The Man or woman of No Rank

A lot of the suffering, pain and confusion that we experience in our lives comes from the attachment that we have to the roles that we habitually play in our life. The man or woman of no rank is a meditation technique that allows us to:

  • Become more aware of this attachment and over-identification we have with roles
  • Enables us to let go of them and see that we are not these labels
  • Helps us use these labels and identities effectively and appropriately in our life

You can do this contemplation in a formal meditation, or you can do it just sitting casually on your sofa or any quiet space…

Think about the roles and identities you play in your work, observe your identification with them for a while, then set them aside, temporarily let them go, realize you are not this role or label.

Extend the same process to:

  • Yourself as a partner, husband, wife
  • Yourself as a son or daughter
  • As a father or mother
  • As a person from this country, or area
  • From this social class
  • From this level of education
  • From yourself as a man, or as a woman
  • Explore any other areas where you have a strong identity to a role; ‘big strong guy’, ‘the shy type’, ‘the peacemaker’, the ‘fortunate one’ or ‘unfortunate’ one, and so on; any place where you see that you are attached or very identified with a role or label.

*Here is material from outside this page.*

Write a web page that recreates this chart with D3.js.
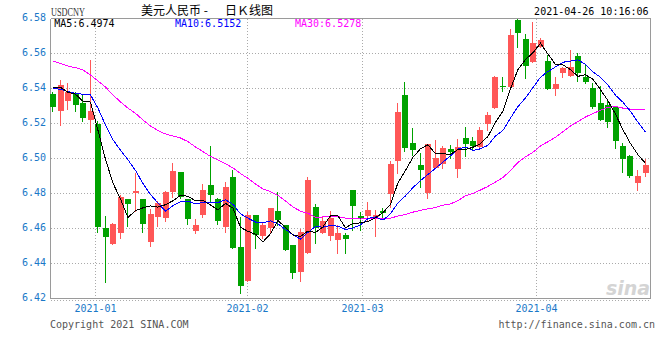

Step by step strip away your roles and labels. Rest in the space where you are simply a man or woman of no rank, just a person, not better or worse than anyone else, equal with the highest and the lowest of them all. Sit in a space where you are just a human being, maybe even just a ‘being’. Live this space deeply for a while.
When you return to the world, of course playing roles is inevitable, but if you practice being the man or woman of no rank you can liberate yourself from these labels, and the discover that you can use them consciously to explore and fulfill your own potential, be of service to the people around you and the world.